• _EXERCISE TASK_: Restate the data below word for word. Skip any images it contains.
— Start of RAW DATA —
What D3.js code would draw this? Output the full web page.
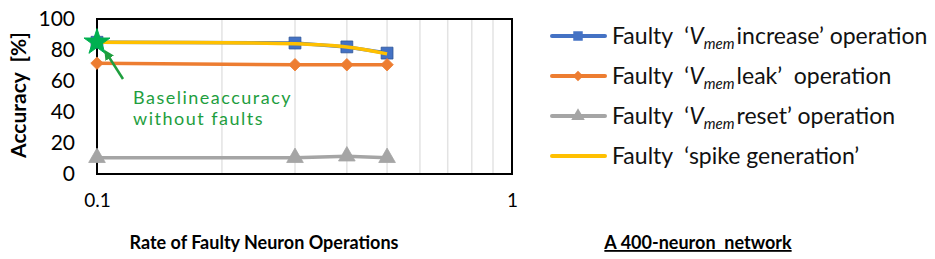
<!DOCTYPE html>
<html><head><meta charset="utf-8">
<script src="https://cdn.jsdelivr.net/npm/d3@7"></script>
<style>body{margin:0;background:#fff}svg{display:block}text{font-family:Lato,"Open Sans",sans-serif;white-space:pre}</style>
</head><body><svg id="c" width="935" height="259"></svg>
<script>
const rates = [0.1, 0.3, 0.4, 0.5];
const increaseVals = [85, 84.5, 82, 78];
const leakVals = [71.5, 70.5, 70.5, 70.5];
const resetVals = [10.5, 10.5, 11.5, 10.5];
const spikeVals = [85, 84, 82, 77.5];
const baseline = [0.1, 85];
const yTicks = [0, 20, 40, 60, 80, 100];
const xTicks = [0.1, 1];
const gridVals = [0.2, 0.3, 0.4, 0.5, 0.6, 0.7, 0.8, 0.9];
const seriesNames = ["increase", "leak", "reset", "spike"];

const svg = d3.select("#c");
const L = 97, R = 512, T = 19, B = 174;
const x = d3.scaleLog().domain([0.1, 1]).range([L, R]);
const y = d3.scaleLinear().domain([0, 100]).range([B, T]);

svg.append("g").selectAll("line").data(gridVals).join("line")
  .attr("x1", d => x(d)).attr("x2", d => x(d)).attr("y1", T).attr("y2", B)
  .attr("stroke", "#e3e3e3").attr("stroke-width", 1.5);

const ya = d3.axisLeft(y).tickValues(yTicks).tickSize(0).tickPadding(22).tickFormat(d3.format("d"));
const gy = svg.append("g").attr("transform", `translate(${L},0)`).call(ya);
gy.select(".domain").remove();
gy.selectAll("text").attr("font-size", 21).attr("fill", "#000");

const xa = d3.axisBottom(x).tickValues(xTicks).tickSize(0).tickPadding(20).tickFormat(d => d === 1 ? "1" : "0.1");
const gx = svg.append("g").attr("transform", `translate(0,${B})`).call(xa);
gx.select(".domain").remove();
gx.selectAll("text").attr("font-size", 19).attr("fill", "#000");

svg.append("rect").attr("x", L).attr("y", T).attr("width", R - L).attr("height", B - T)
  .attr("fill", "none").attr("stroke", "#000").attr("stroke-width", 2);

const colors = {increase: "#4472C4", leak: "#ED7D31", reset: "#A5A5A5", spike: "#FFC000"};
const line = d3.line().x(d => x(d[0])).y(d => y(d[1]));
const smooth = d3.line().x(d => x(d[0])).y(d => y(d[1])).curve(d3.curveCatmullRom.alpha(0.5));
const pts = v => rates.map((r, i) => [r, v[i]]);

function drawSeries(vals, color, sym, size, gen) {
  const g = svg.append("g");
  g.append("path").datum(pts(vals)).attr("d", gen).attr("fill", "none")
    .attr("stroke", color).attr("stroke-width", 3.5).attr("stroke-linejoin", "round");
  if (sym) {
    g.selectAll("path.m").data(pts(vals)).join("path").attr("class", "m")
      .attr("d", d3.symbol().type(sym).size(size))
      .attr("transform", d => `translate(${x(d[0])},${y(d[1])})`)
      .attr("fill", color).attr("stroke", color === colors.increase ? "#2f5597" : color).attr("stroke-width", 0.8);
  }
}
drawSeries(increaseVals, colors.increase, d3.symbolSquare, 140, line);
drawSeries(leakVals, colors.leak, d3.symbolDiamond2 || d3.symbolDiamond, 100, line);
drawSeries(resetVals, colors.reset, d3.symbolTriangle, 120, line);
drawSeries(spikeVals, colors.spike, null, 0, smooth);

svg.append("path").attr("d", d3.symbol().type(d3.symbolStar).size(210))
  .attr("transform", `translate(${x(baseline[0])},${y(baseline[1])})`)
  .attr("fill", "#00B050").attr("stroke", "#00B050");

const green = "#1E9E3E";
svg.append("defs").append("marker").attr("id", "ah").attr("viewBox", "0 0 10 10")
  .attr("refX", 5).attr("refY", 5).attr("markerWidth", 4).attr("markerHeight", 4).attr("orient", "auto")
  .append("path").attr("d", "M0,0L10,5L0,10z").attr("fill", green);
svg.append("line").attr("x1", 123).attr("y1", 79).attr("x2", 107).attr("y2", 54)
  .attr("stroke", green).attr("stroke-width", 2.5).attr("marker-end", "url(#ah)");
svg.append("text").attr("x", 133).attr("y", 104).attr("fill", green).attr("font-size", 18)
  .attr("letter-spacing", 1.5).text("Baselineaccuracy");
svg.append("text").attr("x", 133).attr("y", 125).attr("fill", green).attr("font-size", 18)
  .attr("letter-spacing", 1.5).text("without faults");

svg.append("text").attr("transform", "translate(26,95) rotate(-90)").attr("text-anchor", "middle")
  .attr("font-size", 21).attr("font-weight", "bold").text("Accuracy  [%]");
svg.append("text").attr("x", 264).attr("y", 249).attr("text-anchor", "middle")
  .attr("font-size", 18).attr("font-weight", "bold").text("Rate of Faulty Neuron Operations");
svg.append("text").attr("x", 698).attr("y", 249).attr("text-anchor", "middle")
  .attr("font-size", 18).attr("font-weight", "bold").attr("text-decoration", "underline")
  .text("A 400-neuron  network");

const legY = [36, 76, 116, 156];
const legSyms = [d3.symbolSquare, d3.symbolDiamond2 || d3.symbolDiamond, d3.symbolTriangle, null];
const legSizes = [90, 70, 80, 0];
const lg = svg.append("g");
seriesNames.forEach((s, i) => {
  const yy = legY[i];
  lg.append("line").attr("x1", 552).attr("x2", 605).attr("y1", yy).attr("y2", yy)
    .attr("stroke", colors[s]).attr("stroke-width", 4).attr("stroke-linecap", "round");
  if (legSyms[i]) lg.append("path").attr("d", d3.symbol().type(legSyms[i]).size(legSizes[i]))
    .attr("transform", `translate(578,${yy})`).attr("fill", colors[s]);
  const t = lg.append("text").attr("x", 612).attr("y", yy + 8).attr("font-size", 23).attr("fill", "#111");
  t.append("tspan").text("Faulty  \u2018");
  if (i < 3) {
    t.append("tspan").attr("font-style", "italic").text("V");
    t.append("tspan").attr("font-style", "italic").attr("font-size", 15).attr("dy", 5).text("mem");
    const rest = ["increase\u2019 operation", "leak\u2019  operation", "reset\u2019 operation"][i];
    t.append("tspan").attr("dy", -5).attr("dx", 2).text(rest);
  } else {
    t.append("tspan").text("spike generation\u2019");
  }
});
</script></body></html>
— End of RAW DATA —
• _WRITTEN RESPONSE_:
What D3.js code would draw this? Output the full web page.
<!DOCTYPE html>
<html><head><meta charset="utf-8">
<script src="https://cdn.jsdelivr.net/npm/d3@7"></script>
<style>body{margin:0;background:#fff}svg{display:block}text{font-family:Lato,"Open Sans",sans-serif;white-space:pre}</style>
</head><body><svg id="c" width="935" height="259"></svg>
<script>
const rates = [0.1, 0.3, 0.4, 0.5];
const increaseVals = [85, 84.5, 82, 78];
const leakVals = [71.5, 70.5, 70.5, 70.5];
const resetVals = [10.5, 10.5, 11.5, 10.5];
const spikeVals = [85, 84, 82, 77.5];
const baseline = [0.1, 85];
const yTicks = [0, 20, 40, 60, 80, 100];
const xTicks = [0.1, 1];
const gridVals = [0.2, 0.3, 0.4, 0.5, 0.6, 0.7, 0.8, 0.9];
const seriesNames = ["increase", "leak", "reset", "spike"];

const svg = d3.select("#c");
const L = 97, R = 512, T = 19, B = 174;
const x = d3.scaleLog().domain([0.1, 1]).range([L, R]);
const y = d3.scaleLinear().domain([0, 100]).range([B, T]);

svg.append("g").selectAll("line").data(gridVals).join("line")
  .attr("x1", d => x(d)).attr("x2", d => x(d)).attr("y1", T).attr("y2", B)
  .attr("stroke", "#e3e3e3").attr("stroke-width", 1.5);

const ya = d3.axisLeft(y).tickValues(yTicks).tickSize(0).tickPadding(22).tickFormat(d3.format("d"));
const gy = svg.append("g").attr("transform", `translate(${L},0)`).call(ya);
gy.select(".domain").remove();
gy.selectAll("text").attr("font-size", 21).attr("fill", "#000");

const xa = d3.axisBottom(x).tickValues(xTicks).tickSize(0).tickPadding(20).tickFormat(d => d === 1 ? "1" : "0.1");
const gx = svg.append("g").attr("transform", `translate(0,${B})`).call(xa);
gx.select(".domain").remove();
gx.selectAll("text").attr("font-size", 19).attr("fill", "#000");

svg.append("rect").attr("x", L).attr("y", T).attr("width", R - L).attr("height", B - T)
  .attr("fill", "none").attr("stroke", "#000").attr("stroke-width", 2);

const colors = {increase: "#4472C4", leak: "#ED7D31", reset: "#A5A5A5", spike: "#FFC000"};
const line = d3.line().x(d => x(d[0])).y(d => y(d[1]));
const smooth = d3.line().x(d => x(d[0])).y(d => y(d[1])).curve(d3.curveCatmullRom.alpha(0.5));
const pts = v => rates.map((r, i) => [r, v[i]]);

function drawSeries(vals, color, sym, size, gen) {
  const g = svg.append("g");
  g.append("path").datum(pts(vals)).attr("d", gen).attr("fill", "none")
    .attr("stroke", color).attr("stroke-width", 3.5).attr("stroke-linejoin", "round");
  if (sym) {
    g.selectAll("path.m").data(pts(vals)).join("path").attr("class", "m")
      .attr("d", d3.symbol().type(sym).size(size))
      .attr("transform", d => `translate(${x(d[0])},${y(d[1])})`)
      .attr("fill", color).attr("stroke", color === colors.increase ? "#2f5597" : color).attr("stroke-width", 0.8);
  }
}
drawSeries(increaseVals, colors.increase, d3.symbolSquare, 140, line);
drawSeries(leakVals, colors.leak, d3.symbolDiamond2 || d3.symbolDiamond, 100, line);
drawSeries(resetVals, colors.reset, d3.symbolTriangle, 120, line);
drawSeries(spikeVals, colors.spike, null, 0, smooth);

svg.append("path").attr("d", d3.symbol().type(d3.symbolStar).size(210))
  .attr("transform", `translate(${x(baseline[0])},${y(baseline[1])})`)
  .attr("fill", "#00B050").attr("stroke", "#00B050");

const green = "#1E9E3E";
svg.append("defs").append("marker").attr("id", "ah").attr("viewBox", "0 0 10 10")
  .attr("refX", 5).attr("refY", 5).attr("markerWidth", 4).attr("markerHeight", 4).attr("orient", "auto")
  .append("path").attr("d", "M0,0L10,5L0,10z").attr("fill", green);
svg.append("line").attr("x1", 123).attr("y1", 79).attr("x2", 107).attr("y2", 54)
  .attr("stroke", green).attr("stroke-width", 2.5).attr("marker-end", "url(#ah)");
svg.append("text").attr("x", 133).attr("y", 104).attr("fill", green).attr("font-size", 18)
  .attr("letter-spacing", 1.5).text("Baselineaccuracy");
svg.append("text").attr("x", 133).attr("y", 125).attr("fill", green).attr("font-size", 18)
  .attr("letter-spacing", 1.5).text("without faults");

svg.append("text").attr("transform", "translate(26,95) rotate(-90)").attr("text-anchor", "middle")
  .attr("font-size", 21).attr("font-weight", "bold").text("Accuracy  [%]");
svg.append("text").attr("x", 264).attr("y", 249).attr("text-anchor", "middle")
  .attr("font-size", 18).attr("font-weight", "bold").text("Rate of Faulty Neuron Operations");
svg.append("text").attr("x", 698).attr("y", 249).attr("text-anchor", "middle")
  .attr("font-size", 18).attr("font-weight", "bold").attr("text-decoration", "underline")
  .text("A 400-neuron  network");

const legY = [36, 76, 116, 156];
const legSyms = [d3.symbolSquare, d3.symbolDiamond2 || d3.symbolDiamond, d3.symbolTriangle, null];
const legSizes = [90, 70, 80, 0];
const lg = svg.append("g");
seriesNames.forEach((s, i) => {
  const yy = legY[i];
  lg.append("line").attr("x1", 552).attr("x2", 605).attr("y1", yy).attr("y2", yy)
    .attr("stroke", colors[s]).attr("stroke-width", 4).attr("stroke-linecap", "round");
  if (legSyms[i]) lg.append("path").attr("d", d3.symbol().type(legSyms[i]).size(legSizes[i]))
    .attr("transform", `translate(578,${yy})`).attr("fill", colors[s]);
  const t = lg.append("text").attr("x", 612).attr("y", yy + 8).attr("font-size", 23).attr("fill", "#111");
  t.append("tspan").text("Faulty  \u2018");
  if (i < 3) {
    t.append("tspan").attr("font-style", "italic").text("V");
    t.append("tspan").attr("font-style", "italic").attr("font-size", 15).attr("dy", 5).text("mem");
    const rest = ["increase\u2019 operation", "leak\u2019  operation", "reset\u2019 operation"][i];
    t.append("tspan").attr("dy", -5).attr("dx", 2).text(rest);
  } else {
    t.append("tspan").text("spike generation\u2019");
  }
});
</script></body></html>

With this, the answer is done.